The Oahu Army Natural Resource program is contracting a fencing company to clear the fenceline and erect the fence. All proper permitting has been acquired including a Finding of No significant impact  under NEPA, a conservation district use permit from DLNR and an license agreement with the   landowner allowing OANRP to conduct natural resource protection on this parcel. Exact placement of the fenceline along the Koolau summit trail will be determined in consultation with the Hawaii Trail and Mountain Club and crossover stiles will be installed where needed to preserve the use and integrity of the trail.

Last Tuesday's operation involved flying bulk loads of fence materials to a relatively flat "staging area" using a (large capacity) Chinook helicopter. Once all the fencing is at that staging area, it will be  distributed along the fencline using a small hughes 500 helicopter. The next possible date for flying the remaining fence materials to the site using Chinook helicopter is Tuesday, Sept 6th."
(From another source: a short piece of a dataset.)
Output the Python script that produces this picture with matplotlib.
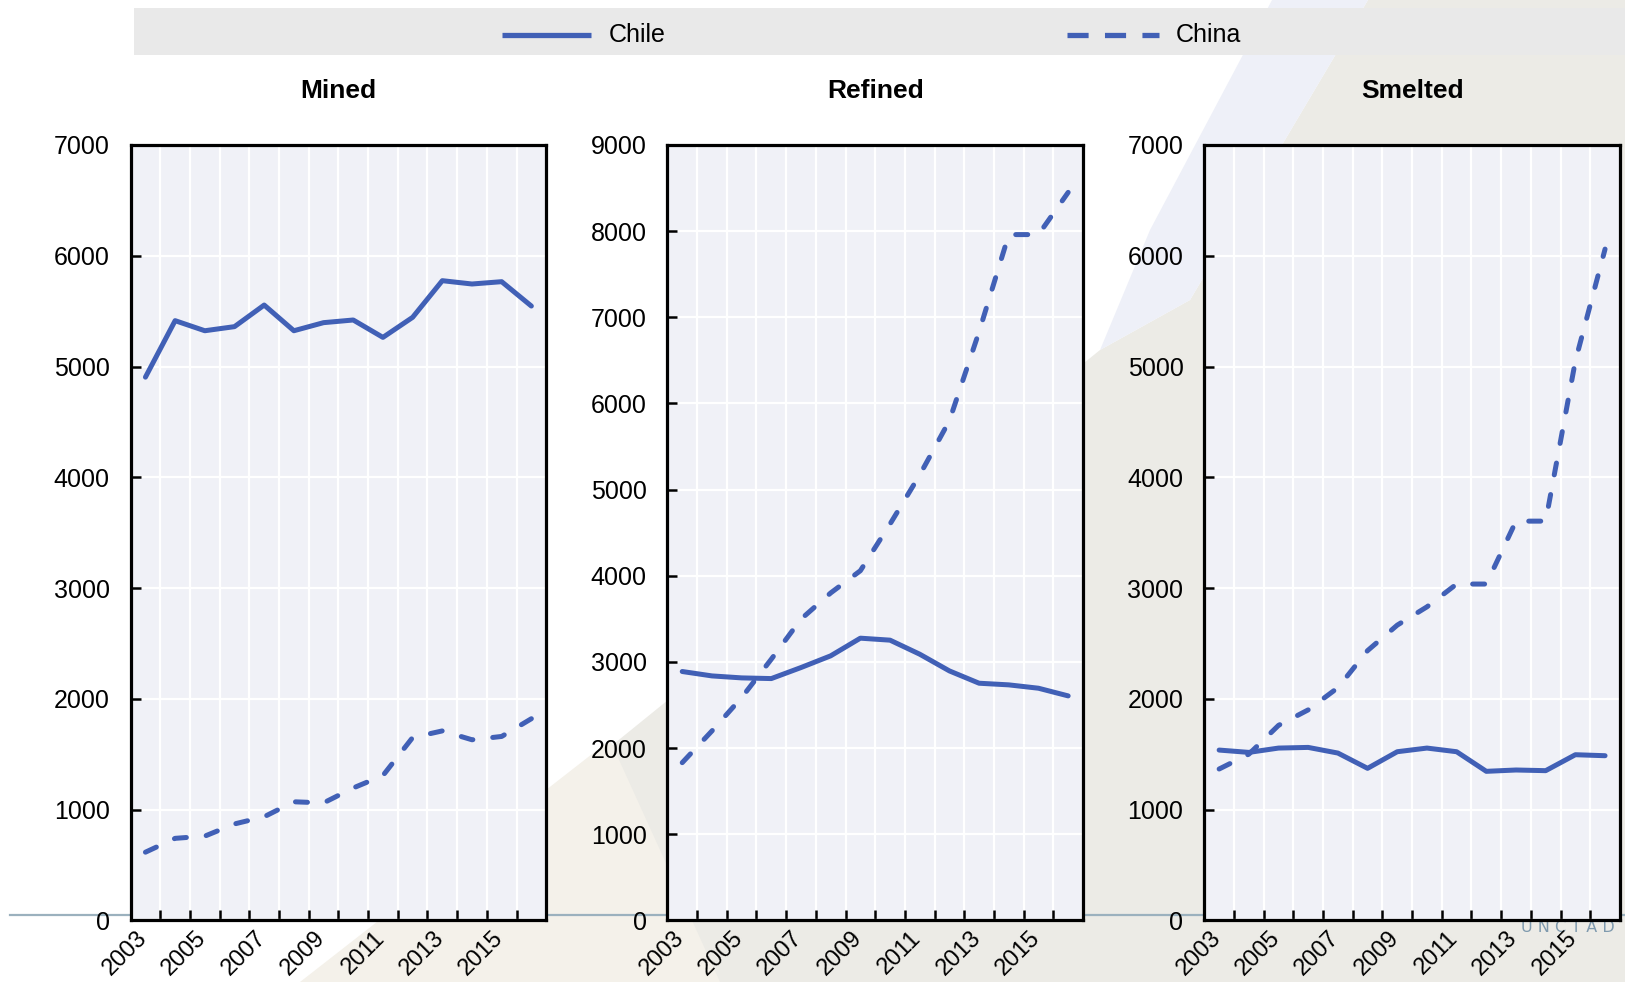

It certainly looks like this is a great project that will help protect more native forest from the feral pigs that inhabit the area.  Judging by the large areas of damage we saw on the Pupukea to La'ie sections and that on the Malaekahana trail the area is in need of protection.  It's also a very positive sign that the trails in the area will have access preserved and that the HTMC will at least be consulted prior to installation of the fence.   All that said, I'm fully aware that metal fences can spoil the mood and the views but there is no other way to preserve what's left of the endemic forests here.  I know I'd rather see a fence than a strawberry guava / clidemia summit scared with pig wallows.

The steel matted LZ
View from the LZ
Lot's of decaying batteries...
So, curiosity satisfied, cabin inspected, and drenched by the passing showers, clouds, and wind we investigated a few more yards down the KST and called off the trip to Kahana.  The clouds and showers showed no signs of relenting so we elected to turn back around.  The good news was this would give us the opportunity to check out La'ie Falls which we'd passed three times now and hadn't visited.

 On the way back we passed a flat area where at one time the Kawailoa Cabin stood.  It's now strewn about the area with some old liter that probably dates from that era.